2.204 – Maguey

pilar galan 65  Valladolid es una de las ciudades con más niebla de España. A eso del atardecer, desde el Pisuerga, empieza a crecer una maraña de jirones que sube hacia el paseo y deja una huella fría en los bancos de piedra.
Si no estás acostumbrado, la helada se te cuela hasta los huesos y te entra una tiritona que no te deja en siete días. Los de aquí salen a la calle preparados. A los que vienen de fuera les toca pagar peaje, ya saben, la gripe con medicamentos dura una semana y sin ellos, siete días. Cosas de médicos. Chistes de médicos. El humor español es muy distinto al suyo. Y las palabras. Le habían dicho que aquí, en Valladolid, la gente hablaba el mejor castellano del mundo. Y sí, hablan bien, pero las sílabas tienen los bordes cortantes del carámbano y las letras se pegan a los labios, perdidas en las grietas.
Cama segura y asistencia médica.
Las otras son muy cariñosas y le dejan rebañar las sobras de la crema pastelera o de la masa de los huesos de santo.
Perrunillas, mantecados, buñuelos de viento.
Sobre la niebla, cuando ya no se ven ni las sombras de los árboles dorados del otoño, se extiende el olor dulce del azúcar del convento.
Tres comidas al día.
Son buenas, las otras. Mayores, pero no lo parecen por su cara que no muestra ni una arruga. Lisitas, sonrosadas. Caras que no han sido tocadas por el sol ni por el frío negro que sube del río a lamer las rejas de su celda.

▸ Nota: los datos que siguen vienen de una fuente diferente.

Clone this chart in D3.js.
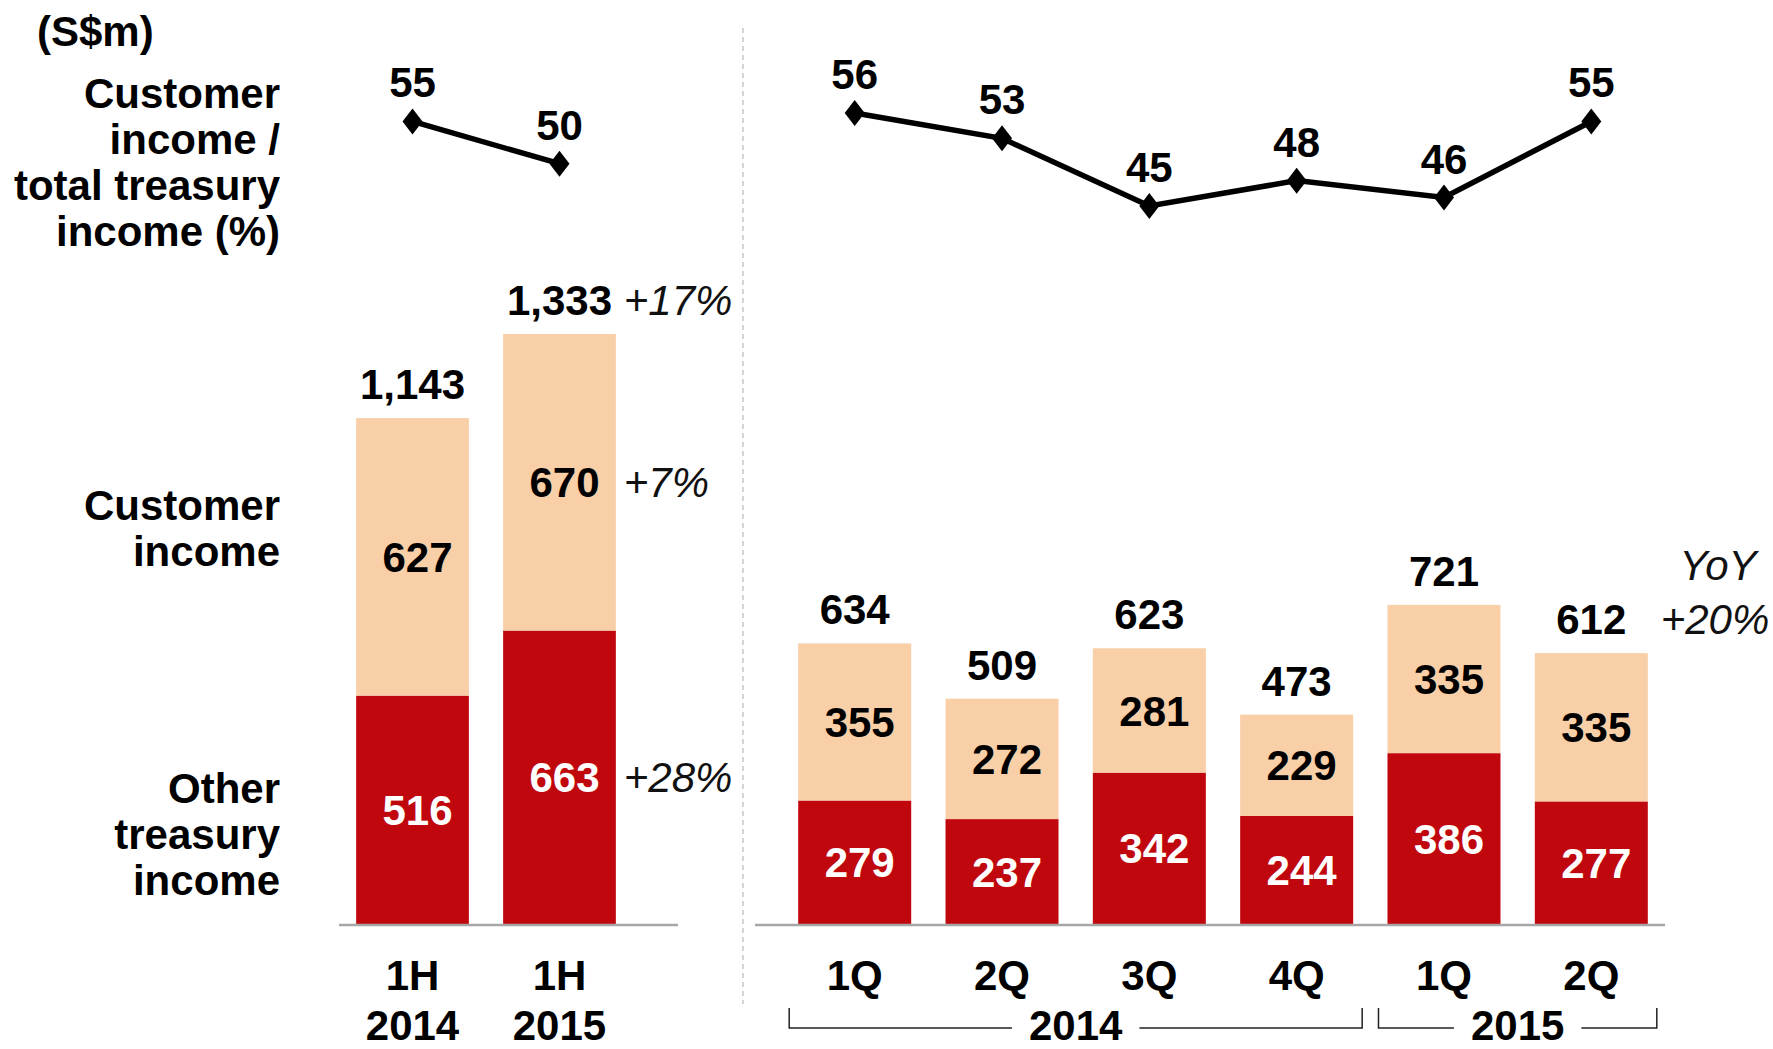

Son buenas, sí, y la quieren mucho. Y no se ríen cuando habla. Ni cuando tienen que tirar de ella para despertarla, tan dormilona que casi se le cierran los ojos rezando tempranito.
Y aquí solo están ellas, no hombres vociferantes ni gritos ni humo. Solo te tocan ellas.
Aquí combaten el frío a base de caldos calentitos, de ave y vegetales.
Ella se calienta el corazón de otra manera.
Cuando el viento helado agita las hojas más allá del río, reza muy bajito las palabras de antes.
Durazno, maguey, alquejenje, guayaba, guara, arrayana, luma.
No sabe muy bien qué pide con esta plegaria, pero ahuyenta el frío y la niebla, y la lleva a los días de hambre de la infancia, cuando la felicidad se medía por la comida que habían conseguido robar en el mercado, donde el nombre de dios era carnoso, dulce y fresco, y podía morderse hasta quedar saciada.